Kosten für Gazprom stiegen rasant

Doch das ist nur die russische Sichtweise. Der Blick der EU ist ein anderer: Wie die Ostseeleitung Nord Stream sollte die südliche Leitung South Stream – für den Süden und zentrale Teile EU-Europas – die Gasversorgung des Westens bei wachsendem Energiehunger zuverlässiger machen. Dennoch hatte die EU zuletzt Druck auf Transitländer wie Bulgarien ausgeübt, den Bau von South Stream zu stoppen. Nach geltendem EU-Recht darf der Gaslieferant nicht gleichzeitig Betreiber der Gaspipeline sein. Zu starke Abhängigkeit von Konzernen wie Gazprom soll so verhindert werden. Das russische Staatsunternehmen wollte das bisher nicht akzeptieren. Das EU-Mitglied Bulgarien hatte aufgrund der Bedenken der EU seine Arbeiten an South Stream im Sommer auf Eis gelegt.

Mit jedem Monat des Wartens wurde das Projekt für das wirtschaftlich angeschlagene Russland finanziell fragwürdiger. Für Gazprom stiegen Kosten von 15 Milliarden Dollar auf 23,5 Milliarden Dollar. Zudem fiel der Ölpreis seit Jahresbeginn um 37 Prozent, was Gazprom zusätzlich schwächte.

Die Ukraine war von Anfang an gegen die Pipeline, weil das Land seine Stellung als wichtigstes Transitland für die EU nicht verlieren wollte. Die Ukraine hatte bereits wegen der Ostseeleitung einen Teil ihrer Marktmacht als Transitland eingebüßt. Das Land benötigt dringend die Transitgebühren, die Russland zahlt. Und so wird deutlich, dass die Entscheidung Russlands und die Reaktionen aus Europa im Kontext des andauernden Konflikts zwischen Russland, der Ukraine und der EU gesehen werden müssen. Russland annektierte völkerrechtswidrig die Krim. Der Westen wirft Russland zudem vor, prorussische Separatisten in der Ukraine zu unterstützen und hat Wirtschaftssanktionen gegen Russland verhängt.
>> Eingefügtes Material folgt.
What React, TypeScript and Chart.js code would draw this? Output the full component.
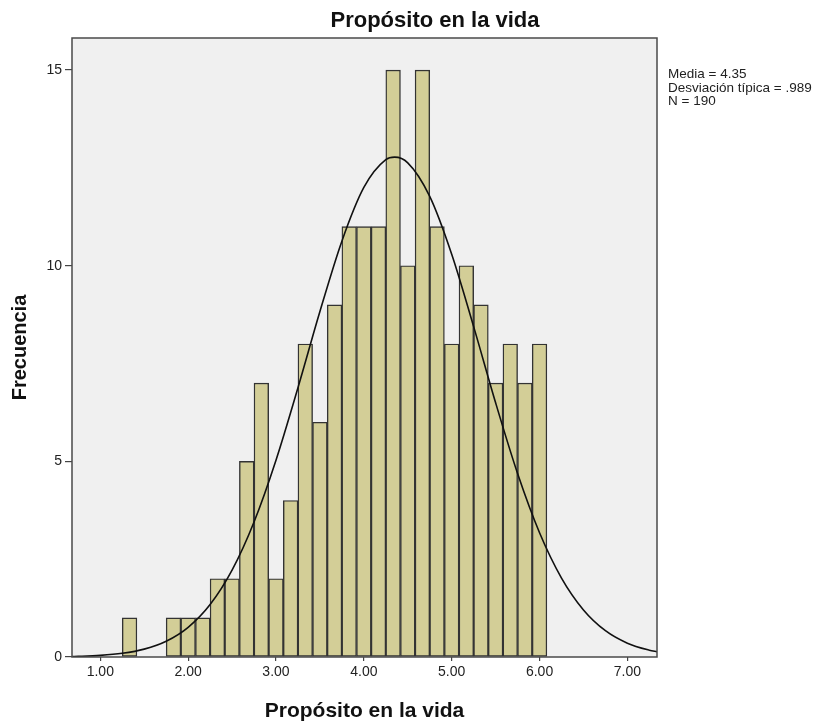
import React, { useEffect, useRef } from "react";
import { Chart, registerables } from "chart.js";

Chart.register(...registerables);

// ---- Data ----
const binCenters = [
  1.3333, 1.5, 1.6667, 1.8333, 2.0, 2.1667, 2.3333, 2.5, 2.6667, 2.8333,
  3.0, 3.1667, 3.3333, 3.5, 3.6667, 3.8333, 4.0, 4.1667, 4.3333, 4.5,
  4.6667, 4.8333, 5.0, 5.1667, 5.3333, 5.5, 5.6667, 5.8333, 6.0,
];
const binCounts = [
  1, 0, 0, 1, 1, 1, 2, 2, 5, 7,
  2, 4, 8, 6, 9, 11, 11, 11, 15, 10,
  15, 11, 8, 10, 9, 7, 8, 7, 8,
];
const curveX = [
  0.68, 0.75, 1.0, 1.25, 1.5, 1.75, 2.0, 2.25, 2.5, 2.75, 3.0, 3.25, 3.5,
  3.75, 4.0, 4.25, 4.35, 4.5, 4.75, 5.0, 5.25, 5.5, 5.75, 6.0, 6.25, 6.5,
  6.75, 7.0, 7.25, 7.34,
];
const curveY = [
  0.013, 0.017, 0.041, 0.094, 0.201, 0.403, 0.759, 1.341, 2.22, 3.451,
  5.031, 6.882, 8.83, 10.628, 12.0, 12.71, 12.775, 12.629, 11.772, 10.294,
  8.444, 6.497, 4.69, 3.176, 2.018, 1.203, 0.672, 0.353, 0.174, 0.132,
];
const xTickValues = [1, 2, 3, 4, 5, 6, 7];
const yTickValues = [0, 5, 10, 15];
const chartTitle = "Propósito en la vida";
const xAxisTitle = "Propósito en la vida";
const yAxisTitle = "Frecuencia";
const statsLines = ["Media = 4.35", "Desviación típica = .989", "N = 190"];

const X_MIN = 0.678;
const X_MAX = 7.337;
const Y_MAX = 15.82;

const FAMILY = '"Liberation Sans", Arial, Helvetica, sans-serif';

const decorPlugin = {
  id: "decor",
  beforeDraw(chart: any) {
    const { ctx, chartArea: a, width, height } = chart;
    ctx.save();
    ctx.fillStyle = "#ffffff";
    ctx.fillRect(0, 0, width, height);
    ctx.fillStyle = "#F0F0F0";
    ctx.fillRect(a.left, a.top, a.right - a.left, a.bottom - a.top);
    ctx.restore();
  },
  afterDraw(chart: any) {
    const { ctx, chartArea: a } = chart;
    ctx.save();
    ctx.strokeStyle = "#4a4a4a";
    ctx.lineWidth = 1.5;
    ctx.strokeRect(a.left, a.top, a.right - a.left, a.bottom - a.top);

    ctx.fillStyle = "#111111";
    ctx.font = `bold 22px ${FAMILY}`;
    ctx.textAlign = "center";
    ctx.textBaseline = "alphabetic";
    ctx.fillText(chartTitle, 435, 26.5);

    ctx.font = `13.5px ${FAMILY}`;
    ctx.textAlign = "left";
    ctx.fillStyle = "#222222";
    statsLines.forEach((s, i) => ctx.fillText(s, a.right + 11, a.top + 40 + i * 13.5));
    ctx.restore();
  },
};

export default function App() {
  const canvasRef = useRef<HTMLCanvasElement | null>(null);

  useEffect(() => {
    if (!canvasRef.current) return;
    const chart = new Chart(canvasRef.current, {
      type: "bar",
      data: {
        datasets: [
          {
            type: "line",
            label: "Normal",
            data: curveX.map((x, i) => ({ x, y: curveY[i] })),
            borderColor: "#111111",
            borderWidth: 1.6,
            pointRadius: 0,
            fill: false,
            cubicInterpolationMode: "monotone",
            order: 0,
          } as any,
          {
            type: "bar",
            label: "Frecuencia",
            data: binCenters.map((x, i) => ({ x, y: binCounts[i] })),
            backgroundColor: "#D3CE97",
            borderColor: "#333333",
            borderWidth: 1.4,
            borderSkipped: false,
            barPercentage: 1,
            categoryPercentage: 1,
            order: 1,
          } as any,
        ],
      },
      options: {
        animation: false,
        responsive: false,
        devicePixelRatio: 1,
        layout: { padding: { top: 38, right: 175, left: 0, bottom: 0 } },
        plugins: {
          legend: { display: false },
          tooltip: { enabled: false },
          title: { display: false },
        },
        scales: {
          x: {
            type: "linear",
            min: X_MIN,
            max: X_MAX,
            offset: false,
            grid: {
              display: true,
              drawOnChartArea: false,
              drawTicks: true,
              tickLength: 4,
              color: "#444444",
              lineWidth: 1.2,
              offset: false,
            },
            border: { display: false },
            afterBuildTicks: (s: any) => {
              s.ticks = xTickValues.map((v) => ({ value: v }));
            },
            afterFit: (s: any) => {
              s.height = 68;
            },
            ticks: {
              callback: (v: any) => Number(v).toFixed(2),
              color: "#222222",
              font: { family: FAMILY, size: 14 },
              padding: 3,
              maxRotation: 0,
              autoSkip: false,
            },
            title: {
              display: true,
              text: xAxisTitle,
              color: "#111111",
              font: { family: FAMILY, size: 21, weight: "bold" },
              padding: { top: 0, bottom: 1 },
            },
          },
          y: {
            type: "linear",
            min: 0,
            max: Y_MAX,
            grid: {
              display: true,
              drawOnChartArea: false,
              drawTicks: true,
              tickLength: 7,
              color: "#444444",
              lineWidth: 1.2,
            },
            border: { display: false },
            afterBuildTicks: (s: any) => {
              s.ticks = yTickValues.map((v) => ({ value: v }));
            },
            afterFit: (s: any) => {
              s.width = 72;
            },
            ticks: {
              callback: (v: any) => String(v),
              color: "#222222",
              font: { family: FAMILY, size: 14 },
              padding: 3,
              autoSkip: false,
            },
            title: {
              display: true,
              text: yAxisTitle,
              color: "#111111",
              font: { family: FAMILY, size: 20, weight: "bold" },
              padding: { top: 8, bottom: 0 },
            },
          },
        },
      } as any,
      plugins: [decorPlugin],
    });
    return () => chart.destroy();
  }, []);

  return (
    <div style={{ position: "absolute", left: 0, top: 0, width: 832, height: 725, background: "#fff" }}>
      <canvas ref={canvasRef} width={832} height={725} style={{ display: "block", width: 832, height: 725 }} />
    </div>
  );
}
Deutsche Politiker sehen EU-Position gestärkt

Trotz des nun verkündeten Baustopps sehen deutsche Außenpolitiker die Position der EU gestärkt. „Die EU lässt sich nicht unter Druck setzen“, sagt der Hamburger Bundestagsabgeordnete und außenpolitische Sprecher der SPD-Fraktion, Niels Annen, dem Abendblatt. „Wir gehen davon aus, dass auch auf russischer Seite das letzte Wort noch nicht gesprochen ist. Denn auch in Russland wächst die Erkenntnis, dass China nicht auf Augenhöhe mit ihnen verhandelt, anders als die EU. China nutzt Russlands wirtschaftliche Schwäche zum eigenen Vorteil aus.“

Auch der CDU-Außenexperte und Abgeordneter aus Hamburg, Jürgen Klimke, hebt hervor, dass das Ende von South Stream „kein Ausweis russischer Stärke“ sei. „Es zeigt vielmehr, dass sich einheitliche europäische Politik und die Sanktionen in der Ukraine-Frage auszahlen“, sagte Klimke dem Abendblatt. SPD-Politiker Annen betonte: „Die Sanktionen der EU haben Russland härter getroffen, als Putin erwartet hat.“ Es würden etliche Milliarden Rubel für den Bau von neuer Infrastruktur fehlen, ausländische Unternehmen würden kaum noch in Russland investieren, der Rubel rutsche im Devisenmarkt ab. „Dennoch glaube ich nicht an einen kurzfristigen Kurswechsel von Putin. Kooperation mit dem Westen bleibt langfristig im russischen Interesse.“

Für den Grünen-Außenexperte Manuel Sarrazin war South Stream ein Projekt, dass mehr im russischen als im europäischen Interesse lag. Die geplante Pipeline hätte Europas Gasversorgung stärker an Russland gebunden. Wie CDU-Mann Klimke sieht auch Sarrazin die Antwort in einem unabhängigen europäischen Energiemarkt, der auf den Ausbau der erneuerbaren Energien setzt.